DATA TO PROCESS »
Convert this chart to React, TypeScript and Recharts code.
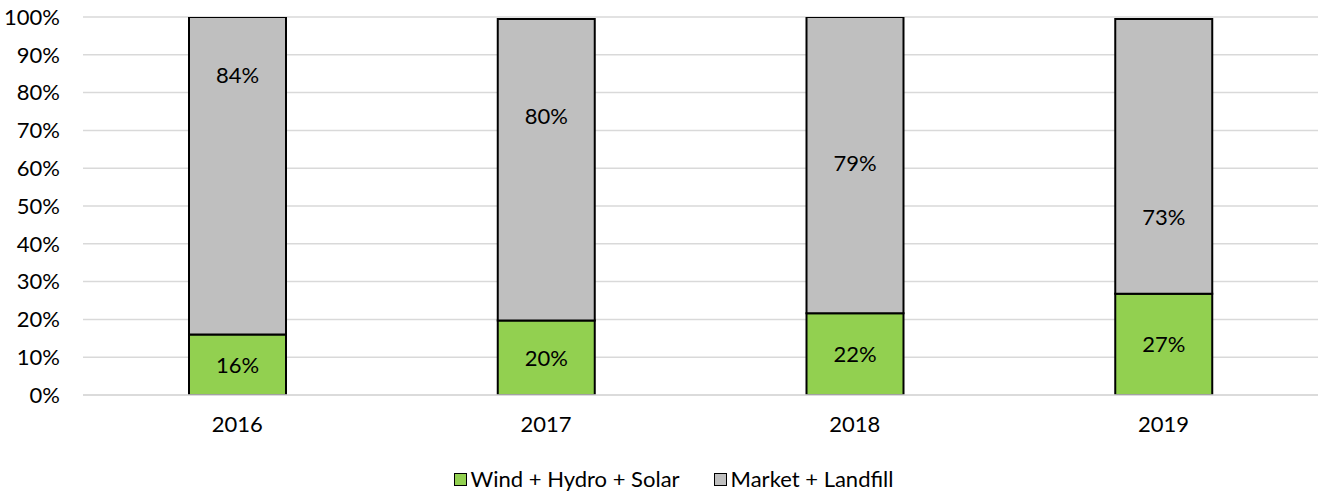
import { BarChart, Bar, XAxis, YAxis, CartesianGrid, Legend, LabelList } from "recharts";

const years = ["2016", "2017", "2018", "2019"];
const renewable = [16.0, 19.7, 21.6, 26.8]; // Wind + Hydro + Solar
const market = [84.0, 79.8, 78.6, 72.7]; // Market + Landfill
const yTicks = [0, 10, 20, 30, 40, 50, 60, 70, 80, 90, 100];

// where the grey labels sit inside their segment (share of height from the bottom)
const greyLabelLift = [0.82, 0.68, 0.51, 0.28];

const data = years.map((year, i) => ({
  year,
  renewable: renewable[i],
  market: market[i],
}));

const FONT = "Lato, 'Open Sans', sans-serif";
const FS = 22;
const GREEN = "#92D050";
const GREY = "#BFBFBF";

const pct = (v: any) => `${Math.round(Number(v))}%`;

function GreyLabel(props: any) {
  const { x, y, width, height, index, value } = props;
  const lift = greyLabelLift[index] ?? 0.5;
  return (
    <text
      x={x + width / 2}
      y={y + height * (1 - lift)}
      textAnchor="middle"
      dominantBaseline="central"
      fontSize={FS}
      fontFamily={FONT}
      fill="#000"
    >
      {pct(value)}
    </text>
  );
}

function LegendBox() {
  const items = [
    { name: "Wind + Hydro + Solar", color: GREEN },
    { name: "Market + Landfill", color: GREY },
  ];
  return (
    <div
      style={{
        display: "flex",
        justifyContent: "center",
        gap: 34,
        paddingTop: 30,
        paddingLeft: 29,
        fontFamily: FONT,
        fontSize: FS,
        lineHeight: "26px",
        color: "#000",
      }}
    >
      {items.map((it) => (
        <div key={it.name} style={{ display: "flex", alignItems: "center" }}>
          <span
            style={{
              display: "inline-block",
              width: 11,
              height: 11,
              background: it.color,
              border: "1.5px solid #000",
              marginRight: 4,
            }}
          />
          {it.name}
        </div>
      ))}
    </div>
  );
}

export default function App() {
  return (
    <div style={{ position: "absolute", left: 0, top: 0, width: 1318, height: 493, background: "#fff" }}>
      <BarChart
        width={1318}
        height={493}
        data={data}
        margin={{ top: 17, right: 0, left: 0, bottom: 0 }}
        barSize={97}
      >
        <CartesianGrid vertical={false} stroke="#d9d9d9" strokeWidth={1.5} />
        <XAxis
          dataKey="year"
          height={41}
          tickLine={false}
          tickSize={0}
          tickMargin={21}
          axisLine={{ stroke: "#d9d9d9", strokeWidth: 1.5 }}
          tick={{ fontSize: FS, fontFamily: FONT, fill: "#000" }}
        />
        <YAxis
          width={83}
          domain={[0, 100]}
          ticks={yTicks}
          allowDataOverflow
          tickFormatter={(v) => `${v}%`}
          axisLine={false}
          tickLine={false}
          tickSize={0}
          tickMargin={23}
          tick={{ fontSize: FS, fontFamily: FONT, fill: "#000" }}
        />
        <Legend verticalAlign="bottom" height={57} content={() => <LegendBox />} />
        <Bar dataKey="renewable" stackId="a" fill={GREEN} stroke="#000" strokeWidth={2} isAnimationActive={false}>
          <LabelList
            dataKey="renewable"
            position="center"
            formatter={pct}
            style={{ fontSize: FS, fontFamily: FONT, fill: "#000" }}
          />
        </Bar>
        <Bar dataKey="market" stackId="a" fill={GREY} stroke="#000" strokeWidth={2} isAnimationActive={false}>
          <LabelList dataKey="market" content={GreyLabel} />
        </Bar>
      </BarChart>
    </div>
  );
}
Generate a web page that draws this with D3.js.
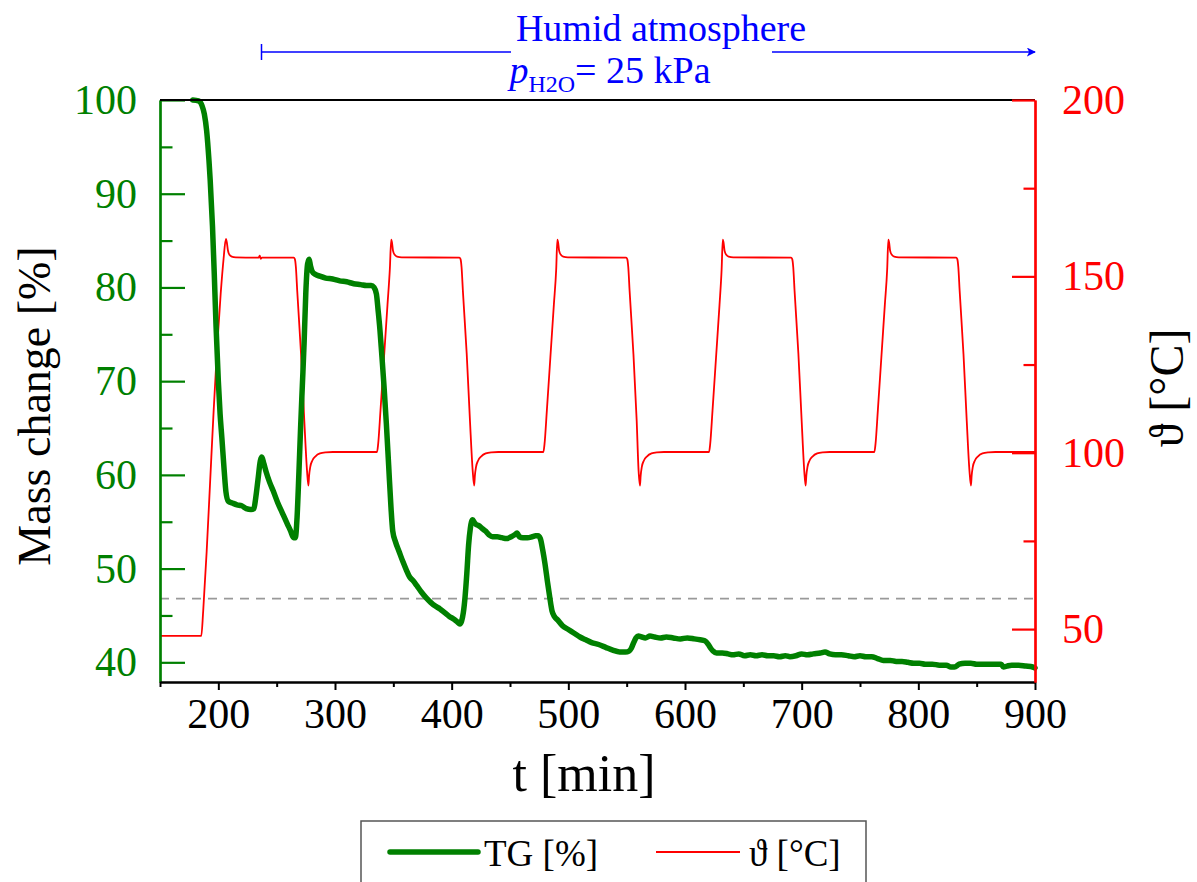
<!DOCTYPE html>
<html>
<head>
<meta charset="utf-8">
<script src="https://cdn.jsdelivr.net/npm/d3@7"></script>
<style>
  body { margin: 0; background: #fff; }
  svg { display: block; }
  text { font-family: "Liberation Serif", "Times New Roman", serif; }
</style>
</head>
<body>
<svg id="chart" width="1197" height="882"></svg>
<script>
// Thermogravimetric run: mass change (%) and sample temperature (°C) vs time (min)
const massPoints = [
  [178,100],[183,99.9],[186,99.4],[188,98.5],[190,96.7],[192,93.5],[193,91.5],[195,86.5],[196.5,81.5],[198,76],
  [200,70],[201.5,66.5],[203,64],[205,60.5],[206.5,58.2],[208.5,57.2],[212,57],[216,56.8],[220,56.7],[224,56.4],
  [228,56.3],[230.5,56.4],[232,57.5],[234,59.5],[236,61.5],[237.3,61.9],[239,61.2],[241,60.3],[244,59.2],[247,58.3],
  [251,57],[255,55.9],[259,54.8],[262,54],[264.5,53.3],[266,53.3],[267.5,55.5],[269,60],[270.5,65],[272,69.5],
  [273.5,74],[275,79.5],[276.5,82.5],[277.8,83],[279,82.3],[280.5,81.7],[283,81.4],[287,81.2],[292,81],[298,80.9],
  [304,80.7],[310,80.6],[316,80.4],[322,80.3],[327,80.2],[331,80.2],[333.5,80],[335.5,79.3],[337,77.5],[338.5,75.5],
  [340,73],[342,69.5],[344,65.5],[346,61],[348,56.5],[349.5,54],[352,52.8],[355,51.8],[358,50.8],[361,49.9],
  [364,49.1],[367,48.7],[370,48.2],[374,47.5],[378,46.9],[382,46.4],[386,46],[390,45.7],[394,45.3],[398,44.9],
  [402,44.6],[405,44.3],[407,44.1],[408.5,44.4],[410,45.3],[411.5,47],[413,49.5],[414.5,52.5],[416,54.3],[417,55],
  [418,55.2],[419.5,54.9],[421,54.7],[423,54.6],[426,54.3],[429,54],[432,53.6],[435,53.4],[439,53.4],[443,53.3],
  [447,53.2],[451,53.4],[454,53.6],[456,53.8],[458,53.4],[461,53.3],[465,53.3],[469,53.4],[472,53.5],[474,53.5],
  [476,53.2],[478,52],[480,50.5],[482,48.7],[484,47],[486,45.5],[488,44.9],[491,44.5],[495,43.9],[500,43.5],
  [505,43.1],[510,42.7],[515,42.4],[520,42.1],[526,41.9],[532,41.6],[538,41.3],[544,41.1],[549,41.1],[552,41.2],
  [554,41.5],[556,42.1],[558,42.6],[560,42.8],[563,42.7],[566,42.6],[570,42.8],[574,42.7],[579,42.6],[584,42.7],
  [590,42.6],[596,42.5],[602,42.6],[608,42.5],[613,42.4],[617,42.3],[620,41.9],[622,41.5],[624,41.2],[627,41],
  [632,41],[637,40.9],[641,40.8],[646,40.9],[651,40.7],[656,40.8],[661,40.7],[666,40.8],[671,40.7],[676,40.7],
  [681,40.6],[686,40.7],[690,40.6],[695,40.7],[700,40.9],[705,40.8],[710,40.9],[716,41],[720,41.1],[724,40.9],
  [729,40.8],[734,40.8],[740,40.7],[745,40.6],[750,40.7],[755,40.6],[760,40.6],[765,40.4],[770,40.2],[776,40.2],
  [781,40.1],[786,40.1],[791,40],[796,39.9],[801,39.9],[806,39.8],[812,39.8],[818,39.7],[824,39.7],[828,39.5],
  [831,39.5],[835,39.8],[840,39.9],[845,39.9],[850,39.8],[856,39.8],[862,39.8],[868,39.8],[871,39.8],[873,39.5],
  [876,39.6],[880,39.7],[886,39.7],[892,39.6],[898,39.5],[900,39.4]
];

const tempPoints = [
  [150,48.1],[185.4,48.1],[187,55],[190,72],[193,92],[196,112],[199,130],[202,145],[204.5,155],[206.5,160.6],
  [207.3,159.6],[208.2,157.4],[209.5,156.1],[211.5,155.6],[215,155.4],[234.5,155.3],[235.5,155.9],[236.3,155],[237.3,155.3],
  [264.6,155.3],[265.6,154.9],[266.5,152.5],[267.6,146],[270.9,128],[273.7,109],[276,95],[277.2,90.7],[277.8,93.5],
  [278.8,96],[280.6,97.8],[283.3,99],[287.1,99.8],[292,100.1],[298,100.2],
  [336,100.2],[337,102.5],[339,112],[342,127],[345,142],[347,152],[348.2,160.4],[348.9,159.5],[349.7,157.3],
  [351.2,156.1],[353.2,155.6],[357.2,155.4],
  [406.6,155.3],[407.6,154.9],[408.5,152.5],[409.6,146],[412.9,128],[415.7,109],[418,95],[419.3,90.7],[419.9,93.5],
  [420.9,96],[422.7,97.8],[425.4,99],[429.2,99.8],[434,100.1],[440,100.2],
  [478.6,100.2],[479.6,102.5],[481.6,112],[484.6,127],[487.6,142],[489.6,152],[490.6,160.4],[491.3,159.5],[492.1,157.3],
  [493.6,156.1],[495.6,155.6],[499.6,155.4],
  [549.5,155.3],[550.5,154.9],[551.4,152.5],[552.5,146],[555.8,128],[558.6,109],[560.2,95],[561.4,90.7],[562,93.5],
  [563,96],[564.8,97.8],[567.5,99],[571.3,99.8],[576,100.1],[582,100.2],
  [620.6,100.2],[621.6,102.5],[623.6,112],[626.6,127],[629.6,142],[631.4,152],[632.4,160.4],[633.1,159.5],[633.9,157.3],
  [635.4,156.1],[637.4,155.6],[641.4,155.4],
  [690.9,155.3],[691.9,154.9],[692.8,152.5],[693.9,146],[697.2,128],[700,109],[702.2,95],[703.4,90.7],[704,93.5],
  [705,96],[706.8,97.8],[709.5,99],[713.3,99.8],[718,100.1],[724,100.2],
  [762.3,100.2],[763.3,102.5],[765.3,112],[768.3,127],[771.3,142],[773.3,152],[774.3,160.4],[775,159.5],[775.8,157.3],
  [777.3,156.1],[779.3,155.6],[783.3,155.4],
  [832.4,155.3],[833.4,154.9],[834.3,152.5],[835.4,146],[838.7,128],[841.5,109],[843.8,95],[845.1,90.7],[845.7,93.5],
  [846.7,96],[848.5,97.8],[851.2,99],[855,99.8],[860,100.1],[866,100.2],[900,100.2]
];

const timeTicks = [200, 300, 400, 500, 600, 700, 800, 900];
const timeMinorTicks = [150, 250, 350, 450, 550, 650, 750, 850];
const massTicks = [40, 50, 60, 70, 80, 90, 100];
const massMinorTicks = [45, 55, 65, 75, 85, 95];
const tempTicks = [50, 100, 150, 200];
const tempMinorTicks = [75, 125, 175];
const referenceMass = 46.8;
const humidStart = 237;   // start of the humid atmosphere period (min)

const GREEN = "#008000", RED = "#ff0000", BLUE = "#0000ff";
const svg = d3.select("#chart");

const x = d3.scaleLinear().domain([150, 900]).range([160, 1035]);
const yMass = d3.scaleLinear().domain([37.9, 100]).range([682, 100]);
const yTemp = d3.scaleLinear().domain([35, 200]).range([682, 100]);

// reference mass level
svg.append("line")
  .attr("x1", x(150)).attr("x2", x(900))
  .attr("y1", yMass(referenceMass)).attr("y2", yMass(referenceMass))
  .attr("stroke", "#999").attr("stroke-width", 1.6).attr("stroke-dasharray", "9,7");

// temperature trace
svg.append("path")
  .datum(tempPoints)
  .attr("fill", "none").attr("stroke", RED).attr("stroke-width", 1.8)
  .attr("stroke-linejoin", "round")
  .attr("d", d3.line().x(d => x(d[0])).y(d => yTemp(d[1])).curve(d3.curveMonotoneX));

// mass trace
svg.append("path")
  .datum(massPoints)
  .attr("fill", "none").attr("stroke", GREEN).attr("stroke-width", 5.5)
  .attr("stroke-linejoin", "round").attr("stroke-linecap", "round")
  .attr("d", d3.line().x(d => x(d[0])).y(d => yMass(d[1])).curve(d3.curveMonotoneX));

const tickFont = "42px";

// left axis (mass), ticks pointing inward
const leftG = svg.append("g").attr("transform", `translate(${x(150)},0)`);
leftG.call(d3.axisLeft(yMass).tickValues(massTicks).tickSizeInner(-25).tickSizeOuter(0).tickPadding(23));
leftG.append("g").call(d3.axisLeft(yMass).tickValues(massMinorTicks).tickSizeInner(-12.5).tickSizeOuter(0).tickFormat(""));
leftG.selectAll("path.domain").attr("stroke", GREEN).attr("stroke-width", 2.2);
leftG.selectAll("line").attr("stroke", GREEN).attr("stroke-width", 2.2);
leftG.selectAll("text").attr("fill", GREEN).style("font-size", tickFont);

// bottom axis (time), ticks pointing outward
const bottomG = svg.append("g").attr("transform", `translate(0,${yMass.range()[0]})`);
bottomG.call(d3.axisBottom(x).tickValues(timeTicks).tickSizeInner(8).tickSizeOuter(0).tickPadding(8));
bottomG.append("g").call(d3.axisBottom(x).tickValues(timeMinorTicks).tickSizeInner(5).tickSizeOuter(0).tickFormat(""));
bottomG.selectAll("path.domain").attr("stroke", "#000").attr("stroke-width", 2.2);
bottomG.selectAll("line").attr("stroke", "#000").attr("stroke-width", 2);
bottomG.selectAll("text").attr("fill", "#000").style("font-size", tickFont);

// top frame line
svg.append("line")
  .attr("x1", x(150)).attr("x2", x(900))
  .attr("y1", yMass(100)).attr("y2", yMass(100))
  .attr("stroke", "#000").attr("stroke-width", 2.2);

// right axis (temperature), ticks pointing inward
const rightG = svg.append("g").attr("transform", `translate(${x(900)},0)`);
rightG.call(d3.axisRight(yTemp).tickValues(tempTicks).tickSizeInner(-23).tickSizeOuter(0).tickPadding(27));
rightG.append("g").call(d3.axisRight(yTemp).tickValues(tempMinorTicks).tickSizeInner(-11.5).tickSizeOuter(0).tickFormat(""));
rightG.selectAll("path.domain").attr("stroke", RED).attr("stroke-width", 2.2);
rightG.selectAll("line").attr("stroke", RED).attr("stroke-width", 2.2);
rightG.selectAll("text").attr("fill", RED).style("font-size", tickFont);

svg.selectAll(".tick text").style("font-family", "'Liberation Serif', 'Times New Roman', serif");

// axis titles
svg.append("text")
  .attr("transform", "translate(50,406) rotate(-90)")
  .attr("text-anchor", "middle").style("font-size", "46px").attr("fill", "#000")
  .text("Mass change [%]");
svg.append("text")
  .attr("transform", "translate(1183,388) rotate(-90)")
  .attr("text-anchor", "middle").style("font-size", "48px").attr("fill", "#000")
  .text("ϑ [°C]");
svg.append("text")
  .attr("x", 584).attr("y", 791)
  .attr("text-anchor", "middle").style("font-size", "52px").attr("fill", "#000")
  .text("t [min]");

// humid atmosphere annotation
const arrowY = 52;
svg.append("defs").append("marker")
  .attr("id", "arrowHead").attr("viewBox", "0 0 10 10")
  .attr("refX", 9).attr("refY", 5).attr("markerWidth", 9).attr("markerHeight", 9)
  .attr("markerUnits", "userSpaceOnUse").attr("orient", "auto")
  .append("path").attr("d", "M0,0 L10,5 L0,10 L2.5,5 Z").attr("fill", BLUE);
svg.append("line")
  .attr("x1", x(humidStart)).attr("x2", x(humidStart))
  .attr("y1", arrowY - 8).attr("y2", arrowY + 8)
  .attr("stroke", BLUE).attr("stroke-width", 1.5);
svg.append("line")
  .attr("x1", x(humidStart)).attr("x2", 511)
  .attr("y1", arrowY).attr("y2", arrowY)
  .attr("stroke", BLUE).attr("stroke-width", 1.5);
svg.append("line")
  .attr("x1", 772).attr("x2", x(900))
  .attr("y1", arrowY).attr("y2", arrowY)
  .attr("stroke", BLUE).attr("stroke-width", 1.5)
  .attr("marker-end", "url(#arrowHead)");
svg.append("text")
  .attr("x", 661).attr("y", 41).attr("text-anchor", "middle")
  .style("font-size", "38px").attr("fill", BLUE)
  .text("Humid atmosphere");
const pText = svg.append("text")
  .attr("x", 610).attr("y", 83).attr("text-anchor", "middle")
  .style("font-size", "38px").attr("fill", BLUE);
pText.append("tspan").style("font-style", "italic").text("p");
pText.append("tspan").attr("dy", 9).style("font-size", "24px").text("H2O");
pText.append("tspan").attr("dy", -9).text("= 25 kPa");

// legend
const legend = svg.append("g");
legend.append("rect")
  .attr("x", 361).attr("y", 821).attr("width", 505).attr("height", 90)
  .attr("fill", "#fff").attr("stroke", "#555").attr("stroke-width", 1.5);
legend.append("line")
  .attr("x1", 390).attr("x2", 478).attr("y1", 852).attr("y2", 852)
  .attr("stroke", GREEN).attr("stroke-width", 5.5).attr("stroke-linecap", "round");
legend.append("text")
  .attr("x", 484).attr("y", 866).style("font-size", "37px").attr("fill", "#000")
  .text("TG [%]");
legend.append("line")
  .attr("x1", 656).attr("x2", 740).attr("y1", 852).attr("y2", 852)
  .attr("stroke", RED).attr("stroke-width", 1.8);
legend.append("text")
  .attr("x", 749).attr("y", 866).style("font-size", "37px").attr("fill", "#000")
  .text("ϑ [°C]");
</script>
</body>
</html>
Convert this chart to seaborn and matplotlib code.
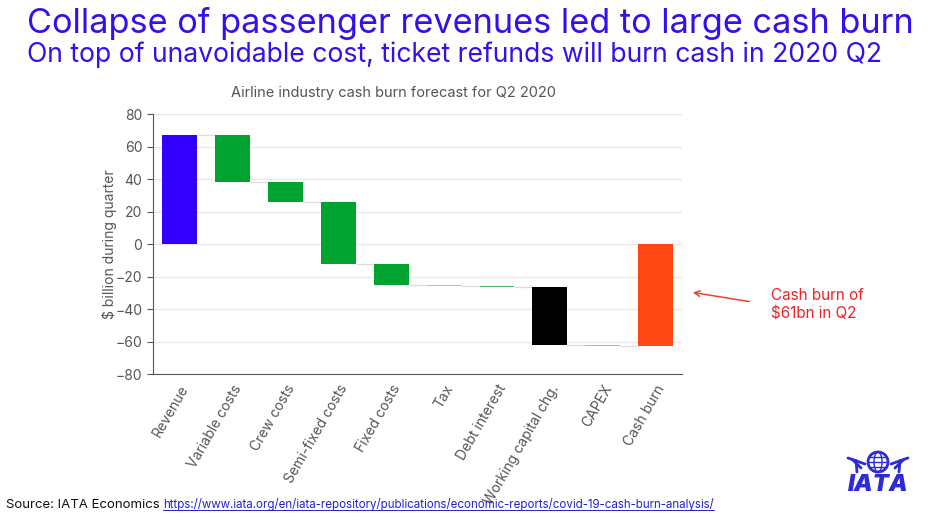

BRIEF » Select all lines with the word "code" from the entries above.

RESULT FOR THIS TASK »
Convert this chart to React, TypeScript and Recharts code.
Convert this chart to seaborn and matplotlib code.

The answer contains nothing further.